Restate the listing that follows word for word, without its pictures.
--- BEGIN Data excerpt ---
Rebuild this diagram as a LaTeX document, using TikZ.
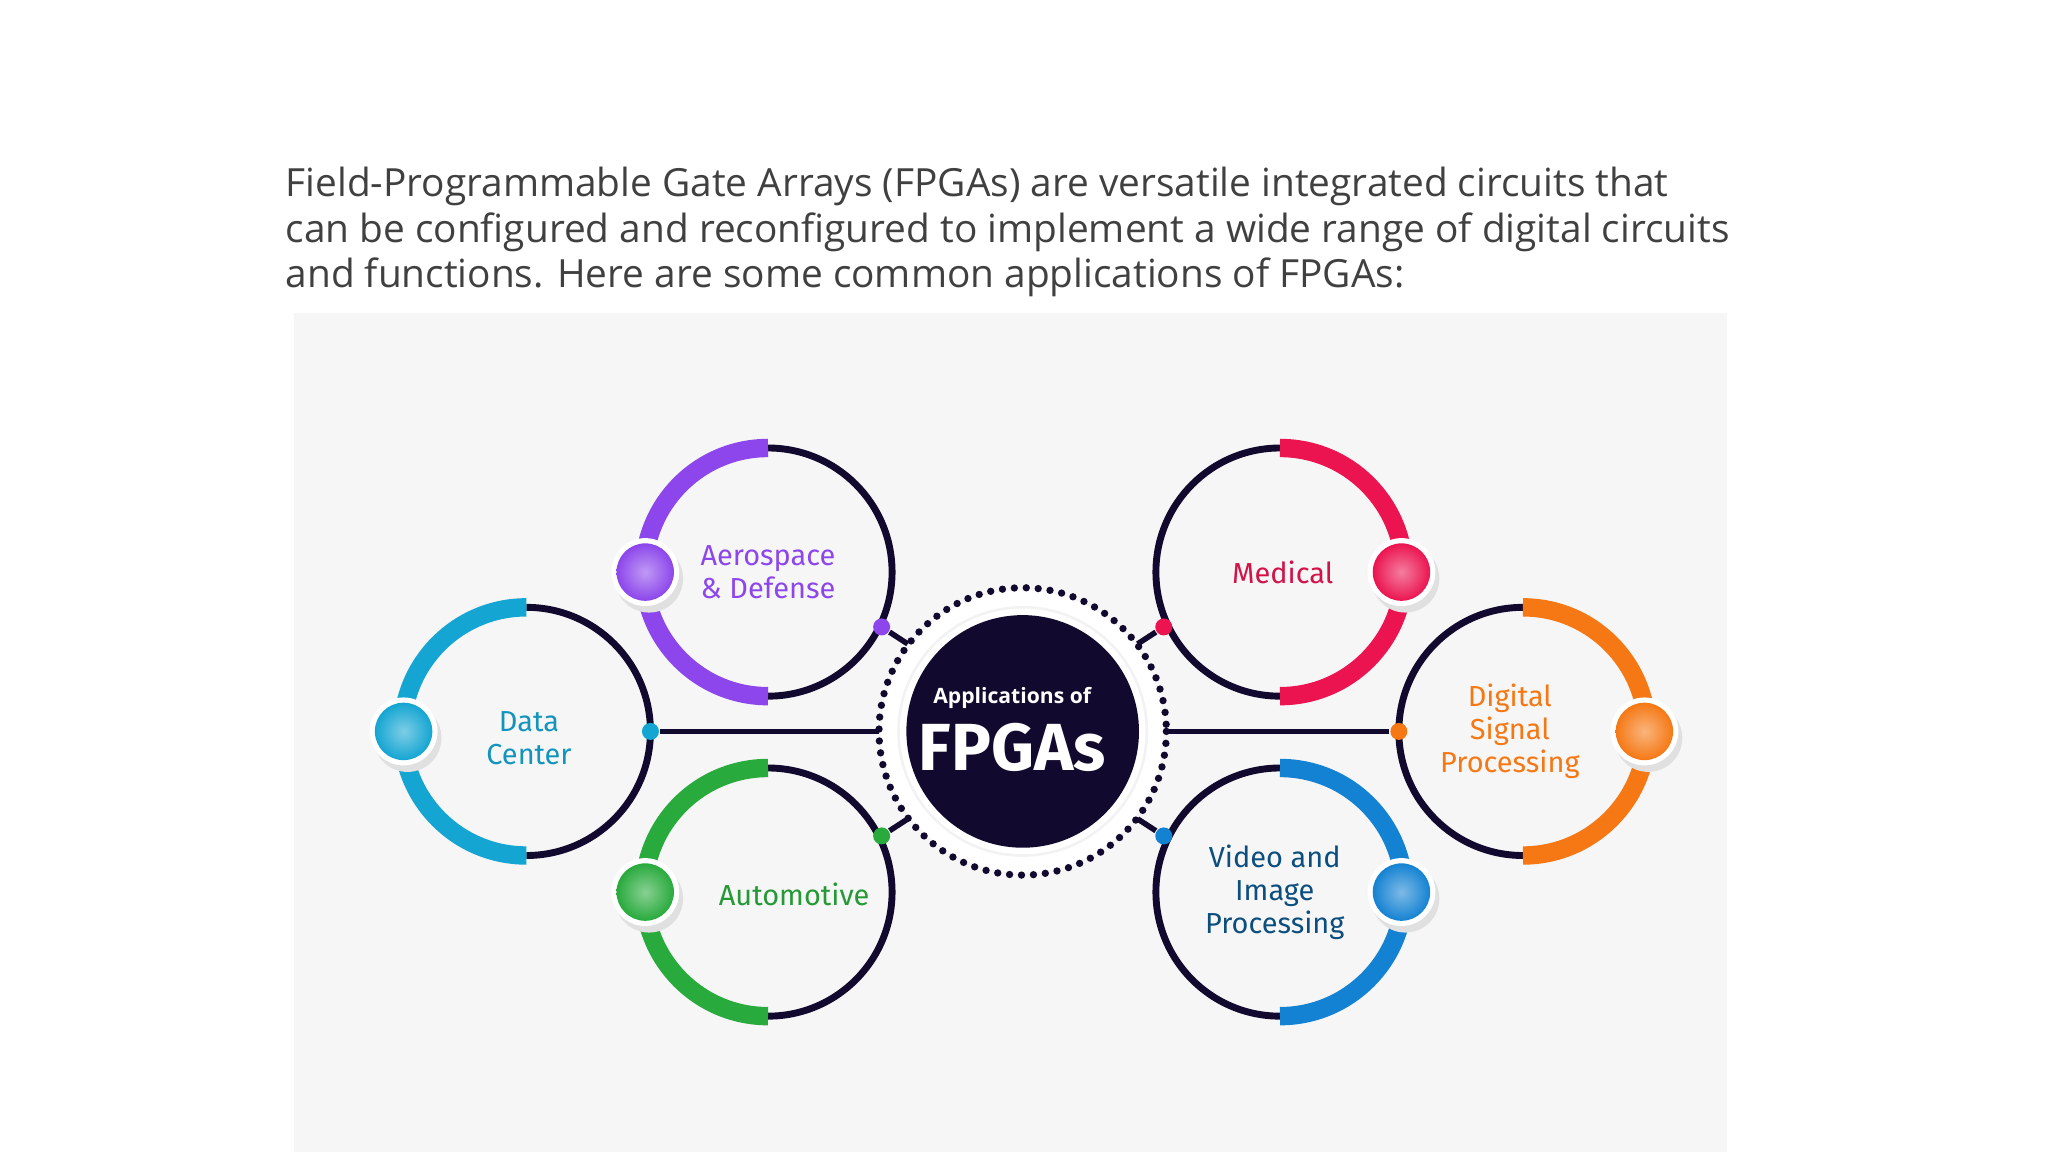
\documentclass[tikz,border=0pt]{standalone}
\usepackage{fontspec}
\setmainfont{Open Sans}
\newfontfamily\lab{Fira Sans}
\definecolor{cpur}{RGB}{140,70,235}
\definecolor{ccya}{RGB}{20,165,210}
\definecolor{cgre}{RGB}{40,170,60}
\definecolor{cred}{RGB}{235,20,80}
\definecolor{cora}{RGB}{245,120,20}
\definecolor{cblu}{RGB}{20,130,210}
\definecolor{cnav}{RGB}{18,10,46}
\begin{document}
\begin{tikzpicture}[x=0.01cm,y=-0.01cm,
  thinring/.style={draw=cnav,line width=1.5pt},
  arcc/.style={line width=4pt},
  dotc/.style={circle,minimum size=0.13cm,inner sep=0pt},
  lbl/.style={font=\lab\fontsize{6.3}{7.2}\selectfont,align=center},
  conn/.style={draw=cnav,line width=1.2pt}]
\useasboundingbox (0,0) rectangle (1568,882);
\fill[gray!7] (225,240) rectangle (1322,882);
\node[anchor=north west,align=left,inner sep=0pt,text=black!75,font=\fontsize{8.45}{9.96}\selectfont] (para) at (218,127)
{Field-Programmable Gate Arrays (FPGAs) are versatile integrated circuits that\\can be configured and reconfigured to implement a wide range of digital circuits\\and functions. Here are some common applications of FPGAs:};
\coordinate (c) at (783,560);
\fill[white] (c) circle (108);
\draw[line width=1.6pt,dash pattern=on 0pt off 2.6pt,line cap=round,cnav] (c) circle (110);
\fill[black!5] (c) circle (96);
\fill[white] (c) circle (94);
\node[circle,fill=cnav,minimum size=1.78cm,inner sep=0pt] (hub) at (c) {};
\node[text=white,font=\bfseries\fontsize{4.6}{6}\selectfont] (t1) at (775,534) {Applications of};
\node[text=white,font=\lab\bfseries\fontsize{14.5}{17}\selectfont] (t2) at (775,572) {FPGAs};
\foreach \x/\y/\col/\side in {588/438/cpur/L, 403/560/ccya/L, 588/683/cgre/L,
  980/438/cred/R, 1166/560/cora/R, 980/683/cblu/R}{
  \if\side L
    \draw[thinring] (\x,\y+95) arc (90:-90:95);
    \draw[arcc,draw=\col] (\x,\y+95) arc (90:270:95);
    \fill[black!12] (\x-91,\y+5) circle (26);
    \fill[white] (\x-94,\y) circle (26);
    \shade[inner color=\col!55,outer color=\col] (\x-94,\y) circle (22);
  \else
    \draw[thinring] (\x,\y+95) arc (90:270:95);
    \draw[arcc,draw=\col] (\x,\y+95) arc (90:-90:95);
    \fill[black!12] (\x+96,\y+5) circle (26);
    \fill[white] (\x+93,\y) circle (26);
    \shade[inner color=\col!55,outer color=\col] (\x+93,\y) circle (22);
  \fi
}
\node[lbl,text=cpur] (laero) at (588,438) {Aerospace\\\& Defense};
\node[lbl,text=ccya!90!black] (ldc) at (405,565) {Data\\Center};
\node[lbl,text=cgre!90!black] (lauto) at (608,685) {Automotive};
\node[lbl,text=cred!90!black] (lmed) at (982,438) {Medical};
\node[lbl,text=cora] (ldsp) at (1156,560) {Digital\\Signal\\Processing};
\node[lbl,text=cblu!60!black] (lvid) at (976,683) {Video and\\Image\\Processing};
\node[dotc,fill=ccya] (d1) at (498,560) {};
\node[dotc,fill=cora] (d2) at (1071,560) {};
\node[dotc,fill=cpur] (d3) at (675,480) {};
\node[dotc,fill=cgre] (d4) at (675,640) {};
\node[dotc,fill=cred] (d5) at (891,480) {};
\node[dotc,fill=cblu] (d6) at (891,640) {};
\coordinate (e1) at (673,560); \coordinate (e2) at (893,560);
\coordinate (e3) at (695,493); \coordinate (e4) at (695,627);
\coordinate (e5) at (871,493); \coordinate (e6) at (871,627);
\draw[conn] (d1) -- (e1); \draw[conn] (d2) -- (e2);
\draw[conn] (d3) -- (e3); \draw[conn] (d4) -- (e4);
\draw[conn] (d5) -- (e5); \draw[conn] (d6) -- (e6);
\end{tikzpicture}
\end{document}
--- END Data excerpt ---
• [Solution to the exercise]
Rebuild this diagram as a LaTeX document, using TikZ.
\documentclass[tikz,border=0pt]{standalone}
\usepackage{fontspec}
\setmainfont{Open Sans}
\newfontfamily\lab{Fira Sans}
\definecolor{cpur}{RGB}{140,70,235}
\definecolor{ccya}{RGB}{20,165,210}
\definecolor{cgre}{RGB}{40,170,60}
\definecolor{cred}{RGB}{235,20,80}
\definecolor{cora}{RGB}{245,120,20}
\definecolor{cblu}{RGB}{20,130,210}
\definecolor{cnav}{RGB}{18,10,46}
\begin{document}
\begin{tikzpicture}[x=0.01cm,y=-0.01cm,
  thinring/.style={draw=cnav,line width=1.5pt},
  arcc/.style={line width=4pt},
  dotc/.style={circle,minimum size=0.13cm,inner sep=0pt},
  lbl/.style={font=\lab\fontsize{6.3}{7.2}\selectfont,align=center},
  conn/.style={draw=cnav,line width=1.2pt}]
\useasboundingbox (0,0) rectangle (1568,882);
\fill[gray!7] (225,240) rectangle (1322,882);
\node[anchor=north west,align=left,inner sep=0pt,text=black!75,font=\fontsize{8.45}{9.96}\selectfont] (para) at (218,127)
{Field-Programmable Gate Arrays (FPGAs) are versatile integrated circuits that\\can be configured and reconfigured to implement a wide range of digital circuits\\and functions. Here are some common applications of FPGAs:};
\coordinate (c) at (783,560);
\fill[white] (c) circle (108);
\draw[line width=1.6pt,dash pattern=on 0pt off 2.6pt,line cap=round,cnav] (c) circle (110);
\fill[black!5] (c) circle (96);
\fill[white] (c) circle (94);
\node[circle,fill=cnav,minimum size=1.78cm,inner sep=0pt] (hub) at (c) {};
\node[text=white,font=\bfseries\fontsize{4.6}{6}\selectfont] (t1) at (775,534) {Applications of};
\node[text=white,font=\lab\bfseries\fontsize{14.5}{17}\selectfont] (t2) at (775,572) {FPGAs};
\foreach \x/\y/\col/\side in {588/438/cpur/L, 403/560/ccya/L, 588/683/cgre/L,
  980/438/cred/R, 1166/560/cora/R, 980/683/cblu/R}{
  \if\side L
    \draw[thinring] (\x,\y+95) arc (90:-90:95);
    \draw[arcc,draw=\col] (\x,\y+95) arc (90:270:95);
    \fill[black!12] (\x-91,\y+5) circle (26);
    \fill[white] (\x-94,\y) circle (26);
    \shade[inner color=\col!55,outer color=\col] (\x-94,\y) circle (22);
  \else
    \draw[thinring] (\x,\y+95) arc (90:270:95);
    \draw[arcc,draw=\col] (\x,\y+95) arc (90:-90:95);
    \fill[black!12] (\x+96,\y+5) circle (26);
    \fill[white] (\x+93,\y) circle (26);
    \shade[inner color=\col!55,outer color=\col] (\x+93,\y) circle (22);
  \fi
}
\node[lbl,text=cpur] (laero) at (588,438) {Aerospace\\\& Defense};
\node[lbl,text=ccya!90!black] (ldc) at (405,565) {Data\\Center};
\node[lbl,text=cgre!90!black] (lauto) at (608,685) {Automotive};
\node[lbl,text=cred!90!black] (lmed) at (982,438) {Medical};
\node[lbl,text=cora] (ldsp) at (1156,560) {Digital\\Signal\\Processing};
\node[lbl,text=cblu!60!black] (lvid) at (976,683) {Video and\\Image\\Processing};
\node[dotc,fill=ccya] (d1) at (498,560) {};
\node[dotc,fill=cora] (d2) at (1071,560) {};
\node[dotc,fill=cpur] (d3) at (675,480) {};
\node[dotc,fill=cgre] (d4) at (675,640) {};
\node[dotc,fill=cred] (d5) at (891,480) {};
\node[dotc,fill=cblu] (d6) at (891,640) {};
\coordinate (e1) at (673,560); \coordinate (e2) at (893,560);
\coordinate (e3) at (695,493); \coordinate (e4) at (695,627);
\coordinate (e5) at (871,493); \coordinate (e6) at (871,627);
\draw[conn] (d1) -- (e1); \draw[conn] (d2) -- (e2);
\draw[conn] (d3) -- (e3); \draw[conn] (d4) -- (e4);
\draw[conn] (d5) -- (e5); \draw[conn] (d6) -- (e6);
\end{tikzpicture}
\end{document}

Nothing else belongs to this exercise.